В этот день я понял, что означает фраза «Лететь на крыльях». Именно так я поспешал к Белову, думая между прочим и о том, что наверняка наша встреча состоится во многом благодаря Ольге Сергеевне. Разговаривая с ней по телефону, я сразу почувствовал, что это удивительно добрая женщина (я до сих пор слышу ее мягкий, негромкий, приятный голос).

Без пяти минут одиннадцать я стоял у подъезда. Ровно в одиннадцать Василий Иванович открыл входную дверь. Мы поздоровались и стали подниматься наверх. Василий Иванович всякий раз старался пропустить меня вперед.

Из квартиры вышла Ольга Сергеевна. Она поздоровалась, подала мне руку, которую я пожал, взяв в свои ладони. Ольга Сергеевна шла по своим делам.

Я спросил Василия Ивановича прежде всего о том, что подвигло его совершить путешествие на о. Валаам в Ладожском озере?

- Да, я был на Валааме, в Спасо-Преображенском монастыре. Я там уже третий раз, гостил у архимандрита Панкратия. Какое великолепие – сам монастырь, которому уже несколько веков, природа вокруг монастыря! Это потрясающе! Даже подумывал о том, чтобы поселиться там навсегда. Почему я там был? Потому что я – верующий человек. И к вере шел очень долго и трудно… Верующий и грешный.

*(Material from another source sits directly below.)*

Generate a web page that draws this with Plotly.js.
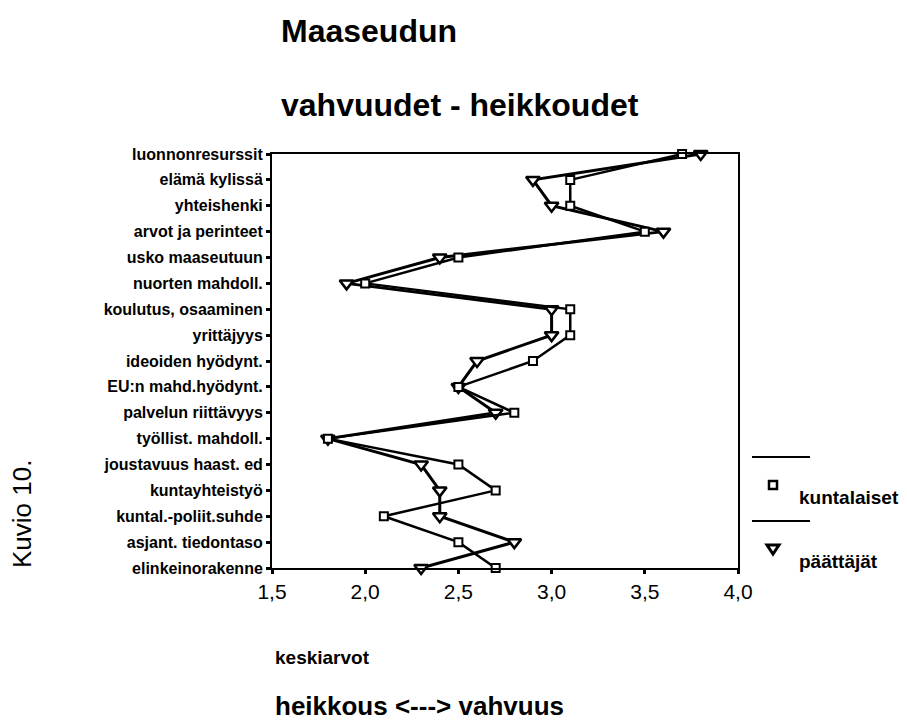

- В чем же грех ваш, Василий Иванович?

- Я был коммунистом, секретарем райкома комсомола… обычным человеком. А как к вере пришел – долгий разговор. Все русские крестьяне – христиане, православные…

- Государство наше века на вере держалось. Может быть, благодаря вере, и сейчас еще держится.

- Да, да, да! Вот именно! В последнее время меня даже орденом патриарх Алексий наградил (добавлю, что сравнительно недавно В.Белов получил высокую государственную награду из рук Президента России В.Путина – Н.Ч.). Дело не в этом, а в том, что я был депутатом Верховного Совета СССР. Не воспользовался так называемой ротацией… А там пошли всякие баррикады и т.д. Чуть не убили меня однажды.

- Это случилось в печально известном октябре 1993-го?

- Да, да. Помню, как стреляли с крыш, и не только с крыш – палили вовсю. Моего приятеля убили. Я бежал, уже с другим товарищем, мы прятались за барьерами при входе в метро. Вот, они палят, а мы бежим. Что делать?..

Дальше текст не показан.